August 20, 2019

Jewish Group Lobbies to Honor Arab Leader

Congress recently passed a bill with a two-thirds majority in the Senate and the House of Representatives, a seemingly impossible feat in these divided times. The Anwar Sadat Centennial Celebration Act posthumously awards a Congressional Gold Medal to the late Egyptian leader. It was signed into law by the president on Dec. 13, 40 years after the historic Camp David Accords, and 100 years after Anwar Sadat’s birth. The award will be presented to Sadat’s widow, Jehan, at an upcoming ceremony.

How did this bipartisan coalition come together to honor a long-deceased foreign leader? The answer is unexpected and inspiring. An Arab head-of-state is receiving America’s highest civilian honor nearly four decades after his death thanks to the tireless efforts of a group of Orthodox Jews.

Ezra Friedlander is a Liska Chasid and CEO of the Friedlander Group, a public policy firm. He is passionate about creating a more peaceful world, and he takes action to do it. Friedlander traces his interest in public affairs to his childhood, when he heard about an attempt by 400 Orthodox rabbis to meet with President Franklin Roosevelt regarding the Nazi slaughter of Jews in Europe. FDR refused to even meet the group congregated outside the White House. That moment in history taught Friedlander that involvement at every level of government must be a priority for the Orthodox Jewish community.

Anwar Sadat didn’t engage in secret negotiations but rather made open gestures toward Israel.

Friedlander formed a committee of like-minded leaders, including Los Angeles residents Sol Goldner, Stanley Treitel, and Aubrey Sharfman. This group was instrumental in building U.S. support for Israel’s Iron Dome program, and was behind successful efforts to honor Shimon Peres and Raoul Wallenberg with Congressional Gold Medals. Other backers of the Sadat bill include Shafik Gabr, an Egyptian industrialist; Isaac Dabah, an Israeli mogul who operates clothing factories in Egypt; and Tzili Charney, widow of Leon Charney, who advised the negotiators at Camp David in 1978.

The committee chose to honor Sadat with its latest initiative because of his exceptional courage and leadership in making peace with Israel, an accomplishment that ultimately cost him his life. The group wants a new generation to learn how an Arab leader made peace with the homeland of the Jewish people. Sadat didn’t engage in secret negotiations but rather made open gestures toward Israel, in effect saying to the world, “I want peace and I’m ready to go to Jerusalem to do it.” His visit to Jerusalem was historic — and deeply controversial in the Arab world. Egypt was immediately kicked out of the Arab League, and just three years later, Sadat was assassinated by furious Islamists.

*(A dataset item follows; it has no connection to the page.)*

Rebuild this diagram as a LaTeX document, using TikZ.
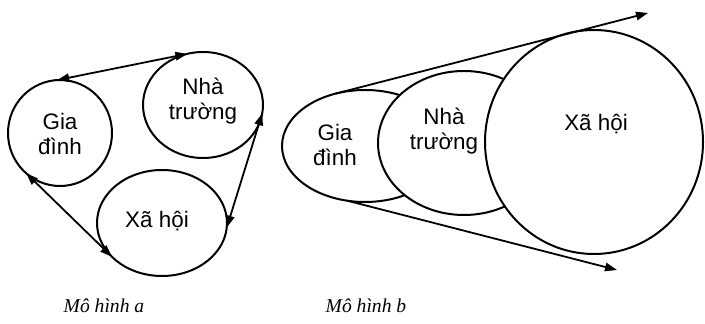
\documentclass[tikz,border=0pt]{standalone}
\usepackage{fontspec}
\setmainfont{Liberation Serif}
\newfontfamily\labelfont{Liberation Sans}
\usetikzlibrary{shapes.geometric,arrows.meta}
\begin{document}
\begin{tikzpicture}[x=0.5pt,y=-0.5pt,
  blob/.style={ellipse,draw,line width=1pt,fill=white,inner sep=0pt,outer sep=0pt},
  lbl/.style={font=\labelfont\fontsize{11.2}{12.3}\selectfont,align=center,inner sep=0pt},
  captext/.style={font=\itshape\fontsize{9.8}{11}\selectfont,inner sep=0pt,anchor=base},
  dbl/.style={line width=0.9pt,{Triangle[length=6pt,width=4.2pt]}-{Triangle[length=6pt,width=4.2pt]}},
  one/.style={line width=0.9pt,-{Triangle[length=6pt,width=4.2pt]}}]
\useasboundingbox (0,0) rectangle (705,324);
% Model a
\node[blob,minimum width=52pt,minimum height=53pt] (ga) at (60,133) {};
\node[blob,minimum width=60pt,minimum height=53pt] (nt) at (203,105) {};
\node[blob,minimum width=65pt,minimum height=53pt] (xh) at (162,223) {};
\node[lbl] (gat) at (60,134) {Gia\\đình};
\node[lbl] (ntt) at (203,101) {Nhà\\trường};
\node[lbl] (xht) at (157,221) {Xã hội};
\draw[dbl] (ga.93) -- (nt.107);
\draw[dbl] (ga.230) -- (xh.214);
\draw[dbl] (nt.352) -- (xh.356);
% Model b
\node[blob,minimum width=83pt,minimum height=56pt] (gb) at (365,146) {};
\node[blob,minimum width=86pt,minimum height=72pt] (nb) at (464,143) {};
\node[blob,minimum width=109pt,minimum height=112pt] (xb) at (594,142) {};
\node[lbl] (gbt) at (335,145) {Gia\\đình};
\node[lbl] (nbt) at (444,131) {Nhà\\trường};
\node[lbl] (xbt) at (596,124) {Xã hội};
\coordinate (ta) at (648,13);
\coordinate (tb) at (617,270);
\draw[one] (gb.119) -- (ta);
\draw[one] (gb.252) -- (tb);
% Captions
\node[captext] (capa) at (104,313) {Mô hình a};
\node[captext] (capb) at (366,313) {Mô hình b};
\end{tikzpicture}
\end{document}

Friedlander and his associates worked tirelessly for two years to make the Sadat award happen. They needed “a thousand points of contact” with legislators to get the necessary 270 votes. The lawmakers who led the charge in securing the votes were Sen. Ben Cardin (D-Md.) and Orrin Hatch (R-Utah), and Reps. Grace Meng (D-N.Y.) and Chris Stewart (R-Utah).

The average staffer of a U.S. lawmaker receives hundreds of emails a day, and breaking through the noise is often impossible. In July 2018, the Sadat Gold Medal Committee still lacked 70 signatures. The August recess was looming, followed by the Jewish High Holy Days and then the midterm elections. Friedlander worried that if he didn’t get the signatures by summer’s end, he never would. Having tried everything else, he flew to Hungary and prayed at the grave of his ancestors, the first and second Liska Rebbes. He asked them to beseech God on his behalf for the needed votes. As soon as Friedlander returned to the U.S., 70 sponsors came aboard and the bills succeeded in both houses. Whether a Liska miracle or the natural result of many years’ hard work, the bill passed and the president signed it into law. 

Friedlander and Goldner, along with other committee members, are traveling to Egypt in February at the invitation of the Egyptian president. Egyptian leaders, like the Orthodox Jews who made the award happen, hope the late Anwar Sadat will become a model for creating peace in the Middle East.